Millionaire plans 1,000 Nashville area rental homes, townhomes
B. Edward Ewing and partners have bought more than 300 lots in Murfreesboro and other areas around Nashville with another 300 under contract.
Over the past year, a partnership led by investor B. Edward Ewing has bought more than 300 Nashville area lots as part of overall plans to build 1,000 new for-lease single-family homes and townhomes.
Construction should start in the third quarter on some of those home sites, which are spread across communities including at the Thompson Square subdivision in Murfreesboro. An additional 300 lots are under contract, which would bring the total number of home sites under the project to more than 600.
“We’re trying to be an alternative to apartment living, which is overdone in the Nashville market right now,” said Austin Pennington, CEO of Brentwood-based Barlow Builders LLC, Ewing’s partner in the venture. “The wave of the future in the rental or for-lease business is to give people communities, which Ed (Ewing) has done in previous states. We’re bringing that concept to the Nashville market.”
Nationwide, rental housing is a big business with even traditional U.S. homebuilders such as Miami-based Lennar Homes entering that market. But while much of the new inventory has been of entry-level homes, the Ewing-Pennington partnership plans to spend $300 million on developing higher-end, for-lease single-family homes and townhomes mostly in entire communities with such housing.
Ewing sees the planned single-family homes and townhomes ranging from 2,000 to 3,000 square feet in size with their values ranging from $350,000 to $400,000. They, however, will be rented out for $1,500 to $3,000 a month with overall plans calling for 2 million to 3 million square feet of space.
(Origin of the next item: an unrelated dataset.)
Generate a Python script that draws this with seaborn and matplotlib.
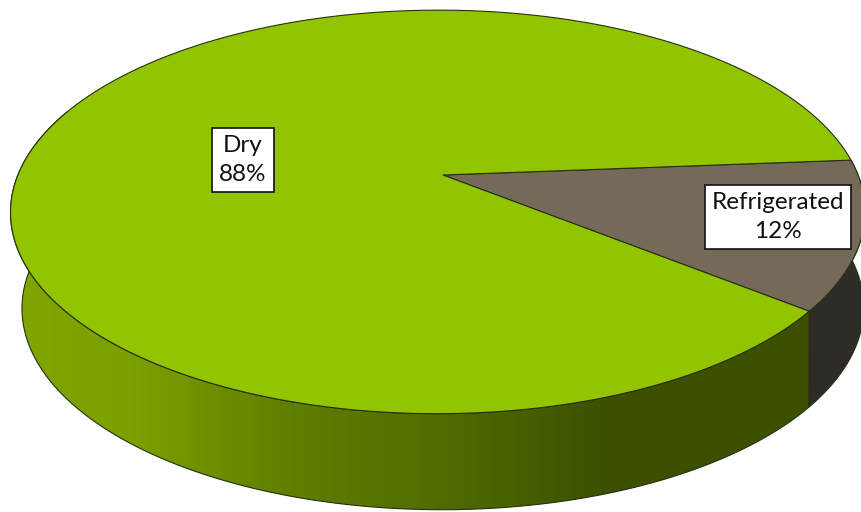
import numpy as np
import matplotlib.pyplot as plt
import seaborn as sns
from matplotlib.colors import LinearSegmentedColormap
from matplotlib.patches import Polygon

labels = ['Refrigerated', 'Dry']
shares = [12, 88]
label_pos = [(778, 217), (243, 160)]

top_colors = ['#75695a', '#92c400']
side_dark = '#2f2b27'
edge_color = '#26300f'

# wall shading of the green slice, left to right
wall_stops = [(0.0, '#7fa600'), (0.15, '#7ca000'), (0.35, '#5f7f00'),
              (0.55, '#4f6b00'), (0.75, '#3c5000'), (1.0, '#3c5000')]

W, H = 862, 512
START = 4.5  # angle where the first slice begins

# perspective of the disc, in pixels
CX, CY = 443, 175
AX_R, BY_R = 420, 195
K, M = 0.183, 0.012
DEPTH = 96
BOTTOM_SCALE = 0.985
BOTTOM_DX = 5


def project(theta, bottom=False):
    t = np.radians(theta)
    x, y = np.cos(t), np.sin(t)
    w = 1 + K * y + M * x
    if bottom:
        return CX + BOTTOM_DX + BOTTOM_SCALE * AX_R * x / w, CY + DEPTH - BY_R * y / w
    return CX + AX_R * x / w, CY - BY_R * y / w


def wall(t1, t2):
    th = np.linspace(t1, t2, 300)
    x1, y1 = project(th)
    x2, y2 = project(th[::-1], bottom=True)
    return np.column_stack([np.r_[x1, x2], np.r_[y1, y2]])


def draw_chart():
    sns.set_theme(style='white')
    plt.rcParams['font.family'] = ['Lato', 'DejaVu Sans']

    fig = plt.figure(figsize=(W / 100, H / 100), dpi=100)
    ax = fig.add_axes([0, 0, 1, 1])
    ax.set_xlim(0, W)
    ax.set_ylim(H, 0)
    ax.axis('off')

    # slice angles run clockwise from START
    spans = np.array(shares) / sum(shares) * 360
    ends = START - np.cumsum(spans)
    starts = np.r_[START, ends[:-1]]

    # side walls
    ref_wall = wall(starts[0], ends[0])
    ax.add_patch(Polygon(ref_wall, closed=True, fc=side_dark, ec=edge_color, lw=0.8, zorder=1))

    dry_wall = wall(starts[1], -200)
    cmap = LinearSegmentedColormap.from_list('wall', wall_stops)
    poly = Polygon(dry_wall, closed=True, fc='none', ec=edge_color, lw=0.8, zorder=2)
    ax.add_patch(poly)
    grad = ax.imshow(np.linspace(0, 1, 400)[None, :], cmap=cmap, extent=(10, 810, H, 0),
                     aspect='auto', zorder=1.5)
    grad.set_clip_path(poly)
    ax.set_xlim(0, W)
    ax.set_ylim(H, 0)

    # top face
    for a, b, col in zip(starts, ends, top_colors):
        th = np.linspace(a, b, 400)
        px, py = project(th)
        ax.fill(np.r_[CX, px], np.r_[CY, py], fc=col, ec=edge_color, lw=0.8,
                joinstyle='round', zorder=3)

    # labels
    for name, share, (x, y) in zip(labels, shares, label_pos):
        ax.text(x, y, f'{name}\n{share}%', ha='center', va='center', fontsize=17.5,
                color='#111111', linespacing=1.5, zorder=4,
                bbox=dict(boxstyle='square,pad=0.29', fc='white', ec='#111111', lw=1.2))

    fig.savefig('out.png', dpi=100)


if __name__ == "__main__":
    draw_chart()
Nashville area developer Bruce McNeilage, a player in the local rental-housing niche, cites newly built homes renting for $2,000-to-$2,100 a month in Murfreesboro and Spring Hill as sign of demand for such product. He said the target market includes people moving to Nashville, including because of jobs, who want to rent a quality home while they try to sell the house where they lived previously.
“They really want to use that house to test drive the community,” McNeilage said about buyers also renting homes while they get a better feel for churches and other facilities in parts of the Nashville area. “This is very, very big business. The $2,000 to 3,000 a month houses are in demand. There’s not a lot of them.”
Edsel Charles, chairman of locally based new home research firm MarketGraphics Research Group Inc., sees room across an 11-county Nashville area market for 500 to 850 new rental homes a year. Charles sees a large market for detached rental homes up to 2,200 to 2,400 square feet, but he said the size of the rental market drops off significantly for those priced above $2,200 a month.
Nashville-based economic and development consultant Randall Gross, meanwhile, sees local demand for rental housing being tied to job creation. Affordability is key to maintaining momentum in that market, he said.
Despite owner-occupied homes rising faster than renting households for the first time since 2006 in the first three months of the year, Ewing expects continued decline in home ownership rates across major U.S. cities to help to drive more demand for rental housing. “We want upper middle-class, leasing people,” he added. “We believe that a lot of people would prefer to lease a home than be owners.”